The input =>
+--

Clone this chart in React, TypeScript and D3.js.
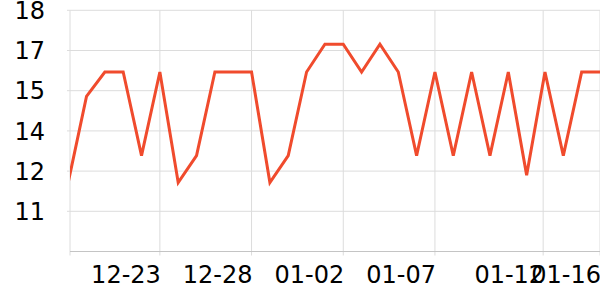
import React from "react";
import * as d3 from "d3";

const dates = [
  "12-18", "12-19", "12-20", "12-21", "12-22", "12-23", "12-24", "12-25", "12-26", "12-27",
  "12-28", "12-29", "12-30", "12-31", "01-01", "01-02", "01-03", "01-04", "01-05", "01-06",
  "01-07", "01-08", "01-09", "01-10", "01-11", "01-12", "01-13", "01-14", "01-15", "01-16",
];
const values = [
  12.0, 15.0, 15.85, 15.85, 12.94, 15.85, 12.0, 12.94, 15.85, 15.85,
  15.85, 12.0, 12.94, 15.85, 16.82, 16.82, 15.85, 16.82, 15.85, 12.94,
  15.85, 12.94, 15.85, 12.94, 15.85, 12.26, 15.85, 12.94, 15.85, 15.85,
];
const xTickLabels = ["12-23", "12-28", "01-02", "01-07", "01-12", "01-16"];
const xTickIndex = [5, 10, 15, 20, 25.9, 29];
const yTicks = [9.6, 11, 12.4, 13.8, 15.2, 16.6, 18];

const W = 600;
const H = 300;
const left = 70;
const right = 600;
const top = 10.3;
const bottom = 251.5;

export default function App() {
  const x = d3.scaleLinear().domain([0.1, dates.length - 1]).range([left, right]);
  const y = d3.scaleLinear().domain([9.6, 18]).range([bottom, top]);
  const fmt = d3.format(".0f");
  const line = d3
    .line<number>()
    .x((_, i) => x(i))
    .y((d) => y(d));

  const font = "DejaVu Sans, sans-serif";

  return (
    <svg
      width={W}
      height={H}
      style={{ position: "absolute", left: 0, top: 0, background: "#fff" }}
    >
      <defs>
        <clipPath id="plot">
          <rect x={left} y={0} width={right - left} height={bottom} />
        </clipPath>
      </defs>
      {/* horizontal gridlines */}
      {yTicks.slice(1).map((t) => (
        <line
          key={"yg" + t}
          x1={left - 3}
          x2={right}
          y1={y(t)}
          y2={y(t)}
          stroke="#dcdcdc"
          strokeWidth={1}
        />
      ))}
      {/* vertical gridlines */}
      {[0.1, ...xTickIndex].map((t) => (
        <line
          key={"xg" + t}
          x1={x(t)}
          x2={x(t)}
          y1={top}
          y2={bottom + 4}
          stroke="#dcdcdc"
          strokeWidth={1}
        />
      ))}
      {/* bottom axis */}
      <line x1={left} x2={right} y1={bottom} y2={bottom} stroke="#c4c4c4" strokeWidth={1} />
      {/* y labels */}
      {yTicks.slice(1).map((t) => (
        <text
          key={"yl" + t}
          x={45}
          y={y(t)}
          dy="0.36em"
          textAnchor="end"
          fontFamily={font}
          fontSize={24}
          fill="#000"
        >
          {fmt(t)}
        </text>
      ))}
      {/* x labels */}
      {xTickIndex.map((t, i) => (
        <text
          key={"xl" + i}
          x={x(t) + 1}
          y={283}
          textAnchor="end"
          fontFamily={font}
          fontSize={24}
          fill="#000"
        >
          {xTickLabels[i]}
        </text>
      ))}
      <path
        d={line(values) || ""}
        fill="none"
        stroke="#f04b2d"
        strokeWidth={3}
        clipPath="url(#plot)"
      />
    </svg>
  );
}
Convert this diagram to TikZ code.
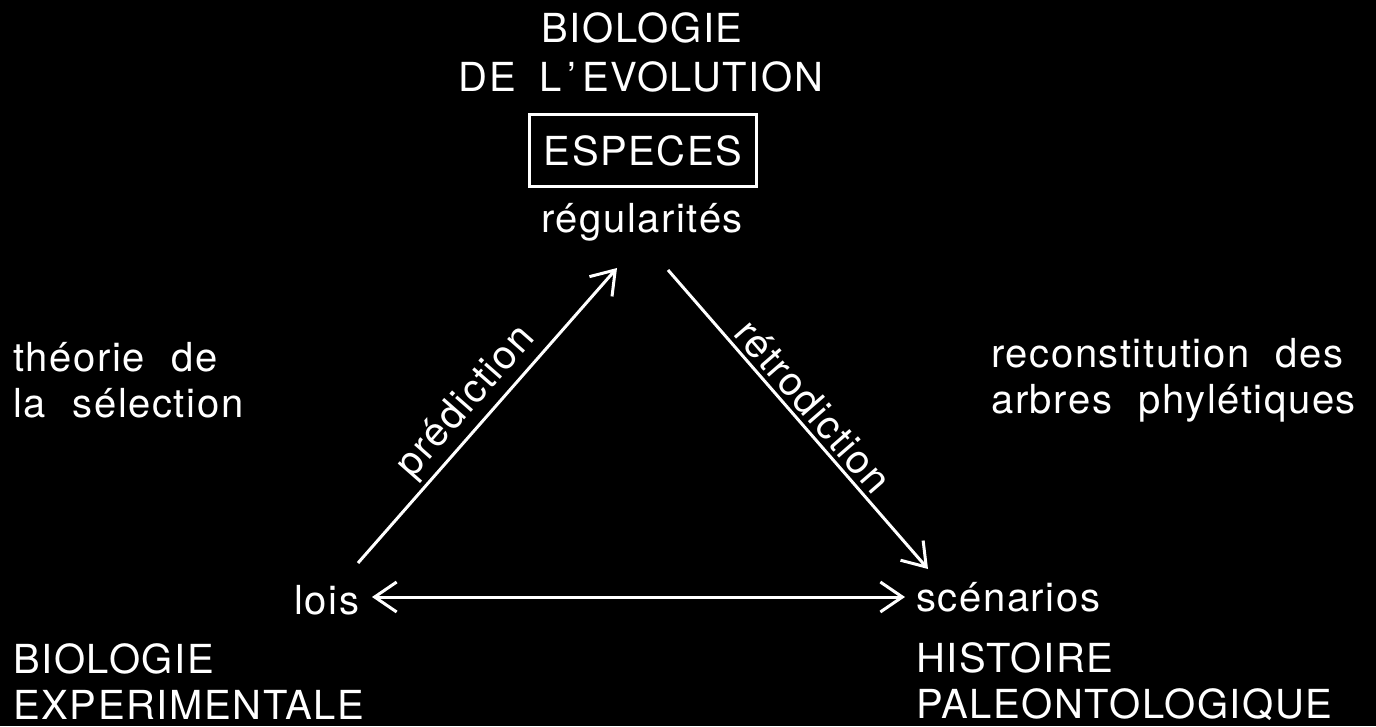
\documentclass[tikz,border=0pt]{standalone}
\usepackage{fontspec}
\setmainfont{TeX Gyre Heros}[LetterSpace=4, WordSpace=2.1]
\usetikzlibrary{arrows.meta}
\begin{document}
\begin{tikzpicture}[x=1pt,y=1pt,
  txt/.style={text=white, font=\fontsize{40}{46}\selectfont, inner sep=0pt},
  lbl/.style={text=white, font=\fontsize{40}{46}\selectfont, inner sep=4pt, sloped, above},
  arr/.style={draw=white, line width=3pt, -{Straight Barb[length=22pt, width=30pt, line width=3pt]}},
  darr/.style={draw=white, line width=3pt, {Straight Barb[length=22pt, width=30pt, line width=3pt]}-{Straight Barb[length=22pt, width=30pt, line width=3pt]}},
  boxed/.style={draw=white, line width=3pt, minimum width=227pt, minimum height=72pt}]
\fill[black] (0,0) rectangle (1376,726);
\useasboundingbox (0,0) rectangle (1376,726);
\node[txt] (bio) at (642,698) {BIOLOGIE};
\node[txt] (evo) at (641,649) {DE\hspace{0.6em}L\hspace{0.14em}’\hspace{0.14em}EVOLUTION};
\node[txt, boxed] (esp) at (643,575) {ESPECES};
\node[txt] (reg) at (642,504) {régularités};
\node[txt, anchor=west] (lois) at (294,126) {lois};
\node[txt, anchor=west] (scen) at (916,129) {scénarios};
\node[txt, anchor=west, align=left] (theo) at (13,346) {théorie de\\la sélection};
\node[txt, anchor=west, align=left] (reco) at (991,346) {reconstitution des\\arbres phylétiques};
\node[txt, anchor=west, align=left] (bexp) at (13,44) {BIOLOGIE\\EXPERIMENTALE};
\node[txt, anchor=west, align=left] (hist) at (916,44) {HISTOIRE\\PALEONTOLOGIQUE};
\coordinate (pa) at (358,163);
\coordinate (pb) at (617,458);
\coordinate (ra) at (668,456);
\coordinate (rb) at (928,157);
\coordinate (ha) at (372,129);
\coordinate (hb) at (905,129);
\draw[arr] (pa) -- node[lbl, pos=0.49] {prédiction} (pb);
\draw[arr] (ra) -- node[lbl, pos=0.5] {rétrodiction} (rb);
\draw[darr] (ha) -- (hb);
\end{tikzpicture}
\end{document}
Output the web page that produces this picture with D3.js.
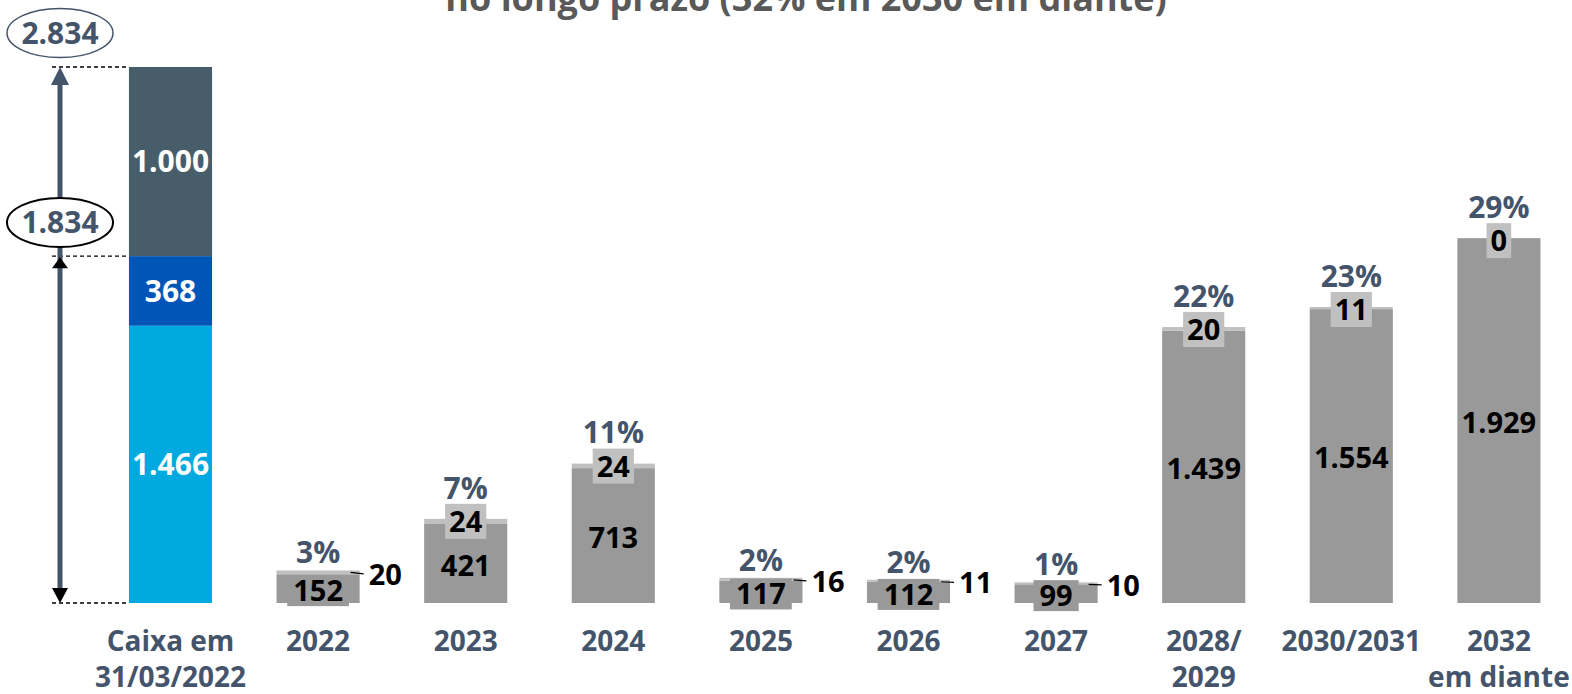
<!DOCTYPE html>
<html lang="pt-BR">
<head>
<meta charset="utf-8">
<script src="https://cdn.jsdelivr.net/npm/d3@7"></script>
<style>
  html, body { margin: 0; padding: 0; background: #ffffff; }
  svg { display: block; }
  text { font-family: "Open Sans", "Noto Sans", sans-serif; font-weight: 700; }
</style>
</head>
<body>
<svg id="chart" width="1572" height="694"></svg>
<script>
// Categories (line breaks marked with "\n")
const categories = [
  "Caixa em\n31/03/2022", "2022", "2023", "2024", "2025", "2026", "2027",
  "2028/\n2029", "2030/2031", "2032\nem diante"
];

// Cash position on 31/03/2022, stacked bottom to top
const cashNames  = ["Caixa", "Linha", "Liquidez adicional"];
const cashValues = [1466, 368, 1000];
const cashColors = ["#00a9e0", "#0056b8", "#475e6a"];

// Debt amortization per period: principal and the smaller top portion
const principalValues = [152, 421, 713, 117, 112, 99, 1439, 1554, 1929];
const topValues       = [20, 24, 24, 16, 11, 10, 20, 11, 0];
const shareLabels     = ["3%", "7%", "11%", "2%", "2%", "1%", "22%", "23%", "29%"];

const title = "no longo prazo (32% em 2030 em diante)";

const ptBR = d3.formatLocale({ decimal: ",", thousands: ".", grouping: [3], currency: ["R$ ", ""] });
const fmt = ptBR.format(",d");

const svg = d3.select("#chart");

const slate = "#44546a";
const barGray = "#999999";
const lightGray = "#c0c0c0";

const cashTotal = d3.sum(cashValues);
const cashPartial = cashValues[0] + cashValues[1];

const x = d3.scaleBand()
  .domain(categories)
  .range([96.7, 1572.7])
  .paddingInner(0.437)
  .paddingOuter(0.2185);

const y = d3.scaleLinear()
  .domain([0, cashTotal])
  .range([603, 67]);

// Title (runs off the top edge)
svg.append("text")
  .attr("x", 806).attr("y", 11)
  .attr("text-anchor", "middle")
  .attr("fill", "#595959")
  .style("font-size", "36px")
  .text(title);

// ---- Stacked cash bar ----
const stack = [];
let acc = 0;
cashValues.forEach((v, i) => { stack.push({ name: cashNames[i], v, y0: acc, y1: acc + v, color: cashColors[i] }); acc += v; });

const cashG = svg.append("g");
cashG.selectAll("rect").data(stack).join("rect")
  .attr("x", x(categories[0]))
  .attr("width", x.bandwidth())
  .attr("y", d => y(d.y1))
  .attr("height", d => y(d.y0) - y(d.y1))
  .attr("fill", d => d.color);

cashG.selectAll("text").data(stack).join("text")
  .attr("x", x(categories[0]) + x.bandwidth() / 2)
  .attr("y", d => (y(d.y0) + y(d.y1)) / 2)
  .attr("dy", "0.36em")
  .attr("text-anchor", "middle")
  .attr("fill", "#ffffff")
  .style("font-size", "30px")
  .text(d => fmt(d.v));

// ---- Cumulative totals annotation (arrows, guides, ellipses) ----
const ax = 60;
const ann = svg.append("g");
const guideLevels = [cashTotal, cashPartial, 0];
ann.selectAll("line.guide").data(guideLevels).join("line")
  .attr("class", "guide")
  .attr("x1", 52).attr("x2", x(categories[0]))
  .attr("y1", d => y(d)).attr("y2", d => y(d))
  .attr("stroke", "#000").attr("stroke-width", 1.3)
  .attr("stroke-dasharray", "4,3");

ann.append("line")
  .attr("x1", ax).attr("x2", ax)
  .attr("y1", y(cashTotal) + 8).attr("y2", y(0) - 6)
  .attr("stroke", slate).attr("stroke-width", 5);

function arrowHead(tipY, dir, len, half, color) {
  const baseY = tipY + dir * len;
  ann.append("path")
    .attr("d", `M${ax},${tipY} L${ax - half},${baseY} L${ax + half},${baseY} Z`)
    .attr("fill", color);
}
arrowHead(y(cashTotal), 1, 18, 9, slate);
arrowHead(y(cashPartial) + 1, 1, 11, 8, "#000");
arrowHead(y(0), -1, 15, 8, "#000");

const bubbles = [
  { v: cashTotal, cy: 33, stroke: slate, sw: 1.5 },
  { v: cashPartial, cy: 222.5, stroke: "#000", sw: 2 }
];
const bG = ann.selectAll("g.bubble").data(bubbles).join("g").attr("class", "bubble");
bG.append("ellipse")
  .attr("cx", ax).attr("cy", d => d.cy)
  .attr("rx", 53).attr("ry", 24.5)
  .attr("fill", "#fff")
  .attr("stroke", d => d.stroke).attr("stroke-width", d => d.sw);
bG.append("text")
  .attr("x", ax).attr("y", d => d.cy)
  .attr("dy", "0.36em")
  .attr("text-anchor", "middle")
  .attr("fill", slate)
  .style("font-size", "30px")
  .text(d => fmt(d.v));

// ---- Amortization bars ----
const rows = principalValues.map((p, i) => ({
  cat: categories[i + 1], p, t: topValues[i], share: shareLabels[i]
}));
const isSmall = d => d.p < 200;

const barsG = svg.append("g");
barsG.selectAll("rect.main").data(rows).join("rect")
  .attr("class", "main")
  .attr("x", d => x(d.cat)).attr("width", x.bandwidth())
  .attr("y", d => y(d.p)).attr("height", d => y(0) - y(d.p))
  .attr("fill", barGray);
barsG.selectAll("rect.top").data(rows).join("rect")
  .attr("class", "top")
  .attr("x", d => x(d.cat)).attr("width", x.bandwidth())
  .attr("y", d => y(d.p + d.t)).attr("height", d => y(d.p) - y(d.p + d.t))
  .attr("fill", lightGray);

// principal labels; short bars get a bar-coloured plate behind the number
const pl = svg.append("g").selectAll("g").data(rows).join("g")
  .attr("transform", d => `translate(${x(d.cat) + x.bandwidth() / 2},${(y(0) + y(d.p)) / 2 + 2})`);
pl.append("text")
  .attr("dy", "0.36em").attr("text-anchor", "middle")
  .attr("fill", "#000").style("font-size", "29px")
  .text(d => fmt(d.p));
pl.filter(d => y(0) - y(d.p) < 34).each(function () {
  const g = d3.select(this);
  const w = g.select("text").node().getComputedTextLength();
  g.insert("rect", "text")
    .attr("x", -w / 2 - 6).attr("width", w + 12)
    .attr("y", -15.5).attr("height", 31)
    .attr("fill", barGray);
});

// top-portion labels
const tl = svg.append("g").selectAll("g").data(rows).join("g");
tl.each(function (d) {
  const g = d3.select(this);
  const cx = x(d.cat) + x.bandwidth() / 2;
  const yt = y(d.p + d.t);
  if (isSmall(d)) {
    const right = x(d.cat) + x.bandwidth();
    const ly = (y(d.p) + yt) / 2 + 2;
    g.append("line")
      .attr("x1", right - 9).attr("y1", yt + 2)
      .attr("x2", right + 4).attr("y2", ly - 0.5)
      .attr("stroke", "#000").attr("stroke-width", 1.2);
    g.append("text")
      .attr("x", right + 9).attr("y", ly)
      .attr("dy", "0.36em").attr("fill", "#000")
      .style("font-size", "29px")
      .text(fmt(d.t));
  } else {
    const t = g.append("text")
      .attr("x", cx).attr("y", yt + 2.5)
      .attr("dy", "0.36em").attr("text-anchor", "middle")
      .attr("fill", "#000").style("font-size", "29px")
      .text(fmt(d.t));
    const w = t.node().getComputedTextLength();
    g.insert("rect", "text")
      .attr("x", cx - w / 2 - 4).attr("width", w + 8)
      .attr("y", yt + 2.5 - 17.5).attr("height", 35)
      .attr("fill", lightGray);
  }
});

// share-of-debt labels
svg.append("g").selectAll("text").data(rows).join("text")
  .attr("x", d => x(d.cat) + x.bandwidth() / 2)
  .attr("y", d => y(d.p + d.t) - (isSmall(d) ? 18 : 31))
  .attr("dy", "0.36em").attr("text-anchor", "middle")
  .attr("fill", slate).style("font-size", "30px")
  .text(d => d.share);

// ---- Category axis ----
const axis = svg.append("g")
  .attr("transform", `translate(0,${y(0)})`)
  .call(d3.axisBottom(x).tickSize(0).tickFormat(""));
axis.select(".domain").remove();
axis.selectAll(".tick").each(function (d) {
  const lines = d.split("\n");
  const t = d3.select(this).append("text")
    .attr("fill", slate)
    .attr("text-anchor", "middle")
    .style("font-size", "28px")
    .style("font-family", "'Open Sans', sans-serif")
    .style("font-weight", "700");
  lines.forEach((ln, i) => {
    t.append("tspan").attr("x", 0).attr("y", 38 + i * 36).attr("dy", "0.36em").text(ln);
  });
});
</script>
</body>
</html>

+--

Description of the task => Pictures stay out. Print the data exactly, from its first line through the line containing "import * as".

Solved exercise =>
Clone this chart in React, TypeScript and D3.js.
import React from "react";
import * as d3 from "d3";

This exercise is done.